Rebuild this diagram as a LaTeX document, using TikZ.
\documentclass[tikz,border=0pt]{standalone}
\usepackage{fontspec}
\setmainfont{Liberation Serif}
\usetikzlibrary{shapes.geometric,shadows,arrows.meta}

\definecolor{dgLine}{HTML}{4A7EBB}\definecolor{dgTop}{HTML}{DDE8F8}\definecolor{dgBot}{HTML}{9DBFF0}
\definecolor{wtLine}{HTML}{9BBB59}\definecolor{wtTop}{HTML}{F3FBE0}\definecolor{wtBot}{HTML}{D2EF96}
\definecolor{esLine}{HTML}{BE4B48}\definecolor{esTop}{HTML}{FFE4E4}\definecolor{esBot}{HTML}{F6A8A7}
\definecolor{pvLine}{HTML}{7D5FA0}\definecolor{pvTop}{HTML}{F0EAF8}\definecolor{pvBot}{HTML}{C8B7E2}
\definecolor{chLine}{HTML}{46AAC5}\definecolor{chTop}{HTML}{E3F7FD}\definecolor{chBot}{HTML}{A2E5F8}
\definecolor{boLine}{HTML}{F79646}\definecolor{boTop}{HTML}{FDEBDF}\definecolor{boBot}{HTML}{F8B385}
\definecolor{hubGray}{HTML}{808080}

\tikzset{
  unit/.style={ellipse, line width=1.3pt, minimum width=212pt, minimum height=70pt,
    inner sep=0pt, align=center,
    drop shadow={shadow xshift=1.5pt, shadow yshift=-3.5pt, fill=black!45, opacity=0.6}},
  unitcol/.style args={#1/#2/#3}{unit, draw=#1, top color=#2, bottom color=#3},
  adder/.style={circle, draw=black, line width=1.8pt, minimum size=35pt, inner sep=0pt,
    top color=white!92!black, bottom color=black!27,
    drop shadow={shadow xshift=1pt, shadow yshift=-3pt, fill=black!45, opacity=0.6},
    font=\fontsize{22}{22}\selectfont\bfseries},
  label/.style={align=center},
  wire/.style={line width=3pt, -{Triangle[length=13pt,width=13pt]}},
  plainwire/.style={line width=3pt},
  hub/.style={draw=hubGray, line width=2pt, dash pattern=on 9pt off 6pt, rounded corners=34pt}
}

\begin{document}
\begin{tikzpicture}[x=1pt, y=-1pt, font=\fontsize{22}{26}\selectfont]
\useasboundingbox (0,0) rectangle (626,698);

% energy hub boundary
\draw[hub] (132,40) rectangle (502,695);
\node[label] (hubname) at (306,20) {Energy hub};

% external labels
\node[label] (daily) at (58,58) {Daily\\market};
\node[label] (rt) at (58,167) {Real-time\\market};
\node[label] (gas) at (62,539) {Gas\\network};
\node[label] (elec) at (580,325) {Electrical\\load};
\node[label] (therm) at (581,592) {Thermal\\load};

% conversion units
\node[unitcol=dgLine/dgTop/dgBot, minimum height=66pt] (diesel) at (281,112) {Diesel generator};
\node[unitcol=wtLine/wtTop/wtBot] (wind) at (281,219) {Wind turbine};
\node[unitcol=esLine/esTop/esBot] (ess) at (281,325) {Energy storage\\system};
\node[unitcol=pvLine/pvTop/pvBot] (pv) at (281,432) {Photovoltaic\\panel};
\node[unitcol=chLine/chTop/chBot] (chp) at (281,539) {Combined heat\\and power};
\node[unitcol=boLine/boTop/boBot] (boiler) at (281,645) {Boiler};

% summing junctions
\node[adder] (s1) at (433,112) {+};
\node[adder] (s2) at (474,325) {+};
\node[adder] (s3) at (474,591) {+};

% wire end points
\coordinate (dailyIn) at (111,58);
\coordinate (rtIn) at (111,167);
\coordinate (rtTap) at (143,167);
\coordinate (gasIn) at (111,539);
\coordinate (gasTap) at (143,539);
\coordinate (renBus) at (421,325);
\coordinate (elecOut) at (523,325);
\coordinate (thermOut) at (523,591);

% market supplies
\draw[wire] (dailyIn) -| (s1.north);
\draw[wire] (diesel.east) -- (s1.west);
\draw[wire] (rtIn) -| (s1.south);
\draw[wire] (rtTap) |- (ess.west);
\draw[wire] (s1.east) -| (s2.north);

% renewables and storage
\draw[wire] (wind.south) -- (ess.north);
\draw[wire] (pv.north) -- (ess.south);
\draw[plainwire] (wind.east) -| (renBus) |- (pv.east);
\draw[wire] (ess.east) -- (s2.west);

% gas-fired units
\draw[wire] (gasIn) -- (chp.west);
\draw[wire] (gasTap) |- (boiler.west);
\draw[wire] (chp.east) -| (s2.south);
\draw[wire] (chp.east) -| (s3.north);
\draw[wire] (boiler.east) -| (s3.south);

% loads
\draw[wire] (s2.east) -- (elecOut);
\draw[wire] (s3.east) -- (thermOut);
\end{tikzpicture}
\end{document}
==
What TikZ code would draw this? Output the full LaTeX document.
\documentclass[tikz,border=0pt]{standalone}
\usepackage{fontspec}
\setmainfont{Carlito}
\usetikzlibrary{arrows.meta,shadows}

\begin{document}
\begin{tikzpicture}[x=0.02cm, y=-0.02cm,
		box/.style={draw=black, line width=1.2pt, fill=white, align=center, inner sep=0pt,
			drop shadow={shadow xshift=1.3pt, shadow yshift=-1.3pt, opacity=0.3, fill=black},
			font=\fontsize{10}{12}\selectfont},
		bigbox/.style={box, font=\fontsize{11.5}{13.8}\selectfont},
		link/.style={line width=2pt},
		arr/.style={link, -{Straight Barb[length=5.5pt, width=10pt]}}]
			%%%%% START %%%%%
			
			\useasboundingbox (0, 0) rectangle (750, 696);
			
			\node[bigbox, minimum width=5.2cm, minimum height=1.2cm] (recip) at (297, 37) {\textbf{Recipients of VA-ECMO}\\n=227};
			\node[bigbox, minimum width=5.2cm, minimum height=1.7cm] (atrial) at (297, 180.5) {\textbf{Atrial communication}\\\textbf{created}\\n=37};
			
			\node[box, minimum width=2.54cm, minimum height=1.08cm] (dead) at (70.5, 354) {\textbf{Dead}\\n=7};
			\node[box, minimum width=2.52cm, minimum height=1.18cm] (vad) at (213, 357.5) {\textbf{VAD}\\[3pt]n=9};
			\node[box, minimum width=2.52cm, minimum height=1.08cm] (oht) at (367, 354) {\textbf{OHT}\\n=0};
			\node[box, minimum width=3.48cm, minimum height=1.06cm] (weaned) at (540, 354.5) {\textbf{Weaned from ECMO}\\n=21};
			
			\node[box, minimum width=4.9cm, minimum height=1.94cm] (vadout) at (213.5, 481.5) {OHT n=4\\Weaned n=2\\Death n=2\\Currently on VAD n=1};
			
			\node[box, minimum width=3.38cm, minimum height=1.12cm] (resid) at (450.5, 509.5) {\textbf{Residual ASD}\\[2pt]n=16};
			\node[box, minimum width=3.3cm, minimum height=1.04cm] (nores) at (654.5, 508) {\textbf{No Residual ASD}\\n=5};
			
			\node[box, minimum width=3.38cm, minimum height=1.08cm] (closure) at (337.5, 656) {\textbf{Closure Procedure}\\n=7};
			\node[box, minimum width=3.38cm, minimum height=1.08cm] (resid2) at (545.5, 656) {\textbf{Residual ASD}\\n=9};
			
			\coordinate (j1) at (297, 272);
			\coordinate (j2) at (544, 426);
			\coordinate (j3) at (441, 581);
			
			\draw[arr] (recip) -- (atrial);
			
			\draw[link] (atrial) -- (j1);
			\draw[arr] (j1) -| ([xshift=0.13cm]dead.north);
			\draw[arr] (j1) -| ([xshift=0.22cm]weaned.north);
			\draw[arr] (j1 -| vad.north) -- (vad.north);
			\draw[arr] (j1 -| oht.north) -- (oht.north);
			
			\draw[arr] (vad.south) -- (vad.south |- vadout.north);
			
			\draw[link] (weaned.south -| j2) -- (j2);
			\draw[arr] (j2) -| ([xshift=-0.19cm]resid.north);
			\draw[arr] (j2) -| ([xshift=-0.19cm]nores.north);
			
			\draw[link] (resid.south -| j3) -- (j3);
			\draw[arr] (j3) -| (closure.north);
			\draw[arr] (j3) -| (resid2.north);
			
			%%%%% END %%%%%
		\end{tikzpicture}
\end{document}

> [DIRECTIONS]
Keep both end lines and retype everything in the records above from the line containing "What TikZ code" through the line containing "width=5.2cm, minimum height=1.7cm]", exactly, with nothing else.

> [EXERCISE ANSWER]
What TikZ code would draw this? Output the full LaTeX document.
\documentclass[tikz,border=0pt]{standalone}
\usepackage{fontspec}
\setmainfont{Carlito}
\usetikzlibrary{arrows.meta,shadows}

\begin{document}
\begin{tikzpicture}[x=0.02cm, y=-0.02cm,
		box/.style={draw=black, line width=1.2pt, fill=white, align=center, inner sep=0pt,
			drop shadow={shadow xshift=1.3pt, shadow yshift=-1.3pt, opacity=0.3, fill=black},
			font=\fontsize{10}{12}\selectfont},
		bigbox/.style={box, font=\fontsize{11.5}{13.8}\selectfont},
		link/.style={line width=2pt},
		arr/.style={link, -{Straight Barb[length=5.5pt, width=10pt]}}]
			%%%%% START %%%%%
			
			\useasboundingbox (0, 0) rectangle (750, 696);
			
			\node[bigbox, minimum width=5.2cm, minimum height=1.2cm] (recip) at (297, 37) {\textbf{Recipients of VA-ECMO}\\n=227};
			\node[bigbox, minimum width=5.2cm, minimum height=1.7cm] (atrial) at (297, 180.5) {\textbf{Atrial communication}\\\textbf{created}\\n=37};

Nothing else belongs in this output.